Speaker
Description
The proposal to create a multi-Tev Muon Collider presents an unprecedented opportunity for advancing high energy physics research and offers the possibility to accurately measure the Higgs couplings with other Standard Model particles and search for new physics at TeV scale.
This demands for accurate full event reconstruction and particle identification. However, this is complicated by the beam induced background (BIB), originating from the decays of the muons of the beam, that represents one of the major challenges for the experiment design and that poses potential limitations on the detector performances and requirements on radiation hardness. The discrimination of signal showers from the BIB requires high granularity, superb energy resolution and precise timing. The calorimeter should thus provide 5D measurement (3D position, time and energy).

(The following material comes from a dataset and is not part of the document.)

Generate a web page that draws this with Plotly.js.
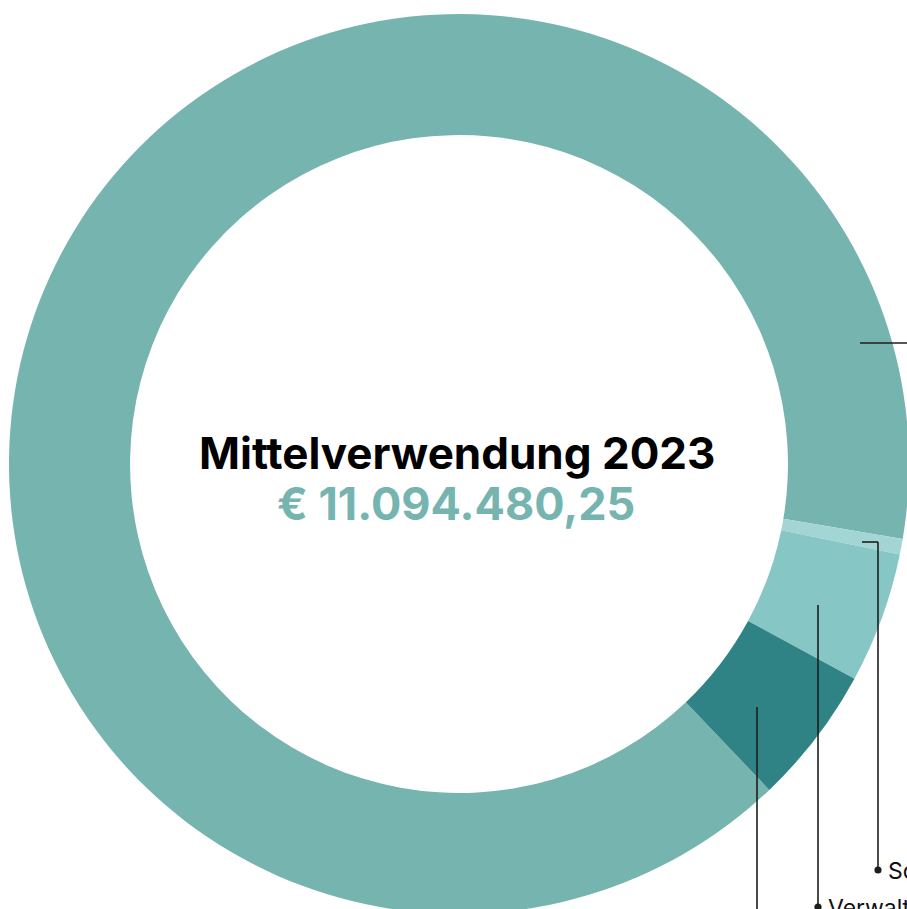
<!DOCTYPE html>
<html>
<head>
<meta charset="utf-8">
<script src="https://cdn.plot.ly/plotly-3.0.1.min.js"></script>
<style>
  html, body { margin: 0; padding: 0; overflow: hidden; background: #ffffff; width: 907px; height: 909px; }
  #chart { width: 1000px; height: 1000px; }
</style>
</head>
<body>
<div id="chart"></div>
<script>
// ---- data ----
const categories = ["Satzungsgemäße Projektarbeit", "Sonstiges", "Verwaltung", "Werbung und Öffentlichkeitsarbeit"];
const amounts = [9960350.25, 61640, 520830, 551660];
const sliceColors = ["#76B4B0", "#A3D5D4", "#86C6C5", "#2F8385"];
const chartTitle = "Mittelverwendung 2023";
const totalLabel = "€ 11.094.480,25";

// ---- layout helpers (pixel -> paper) ----
const W = 1000, H = 1000;
const px = x => x / W;
const py = y => 1 - y / H;

// donut geometry
const cx = 459, cy = 464, R = 450;

// leader lines (positions only, style)
const leaders = [
  { label: 0, pts: [[860, 343], [960, 343]], dot: [960, 343] },
  { label: 1, pts: [[862, 542], [878, 542], [878, 870]], dot: [878, 870] },
  { label: 2, pts: [[818, 605], [818, 907]], dot: [818, 907] },
  { label: 3, pts: [[757, 707], [757, 944]], dot: [757, 944] }
];

const lineColor = "#1e1e1e";
const shapes = [];
const annotations = [];
leaders.forEach(l => {
  for (let i = 0; i < l.pts.length - 1; i++) {
    shapes.push({
      type: "line", xref: "paper", yref: "paper",
      x0: px(l.pts[i][0]), y0: py(l.pts[i][1]),
      x1: px(l.pts[i + 1][0]), y1: py(l.pts[i + 1][1]),
      line: { color: lineColor, width: 1.6 }
    });
  }
  const r = 3.6;
  shapes.push({
    type: "circle", xref: "paper", yref: "paper",
    x0: px(l.dot[0] - r), x1: px(l.dot[0] + r),
    y0: py(l.dot[1] + r), y1: py(l.dot[1] - r),
    fillcolor: lineColor, line: { width: 0 }
  });
  annotations.push({
    xref: "paper", yref: "paper",
    x: px(l.dot[0] + 8), y: py(l.dot[1] + 1),
    xanchor: "left", yanchor: "middle",
    text: categories[l.label], showarrow: false,
    font: { family: "Inter, sans-serif", size: 23, color: "#111111" }
  });
});

annotations.push({
  xref: "paper", yref: "paper",
  x: px(457), y: py(453), xanchor: "center", yanchor: "middle",
  text: chartTitle, showarrow: false,
  font: { family: "Inter, sans-serif", size: 44, weight: 700, color: "#000000" }
});
annotations.push({
  xref: "paper", yref: "paper",
  x: px(456), y: py(503), xanchor: "center", yanchor: "middle",
  text: totalLabel, showarrow: false,
  font: { family: "Inter, sans-serif", size: 45, weight: 700, color: sliceColors[0] }
});

const trace = {
  type: "pie",
  labels: categories,
  values: amounts,
  hole: 0.731,
  sort: false,
  direction: "clockwise",
  rotation: 136.4,
  textinfo: "none",
  hoverinfo: "none",
  marker: { colors: sliceColors, line: { width: 0 } },
  domain: { x: [px(cx - R), px(cx + R)], y: [py(cy + R), py(cy - R)] },
  showlegend: false
};

const layout = {
  width: W, height: H,
  margin: { l: 0, r: 0, t: 0, b: 0 },
  paper_bgcolor: "#ffffff",
  plot_bgcolor: "#ffffff",
  showlegend: false,
  shapes: shapes,
  annotations: annotations
};

Plotly.newPlot("chart", [trace], layout, { staticPlot: true, displayModeBar: false });
</script>
</body>
</html>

To address these challenges, an innovative hadronic calorimeter has been designed that utilizes Micro Pattern Gas Detectors (MPGDs) as active layers. MPGDs are ideal for high radiation environments and offer high granularity for precise spatial measurements. The response of such MPGD-based HCAL to the incoming particles is studied and presented in this contribution with Monte Carlo simulations performed using GEANT4, comparing the performance of a digital and semi-digital readout and considering the energy resolution as a figure of merit.
This contribution details the design and optimization of the MPGD-based hadronic calorimeter, and shows a comparison of the simulated performance with preliminary experimental data. This project is endorsed by the International Muon Collider Collaboration.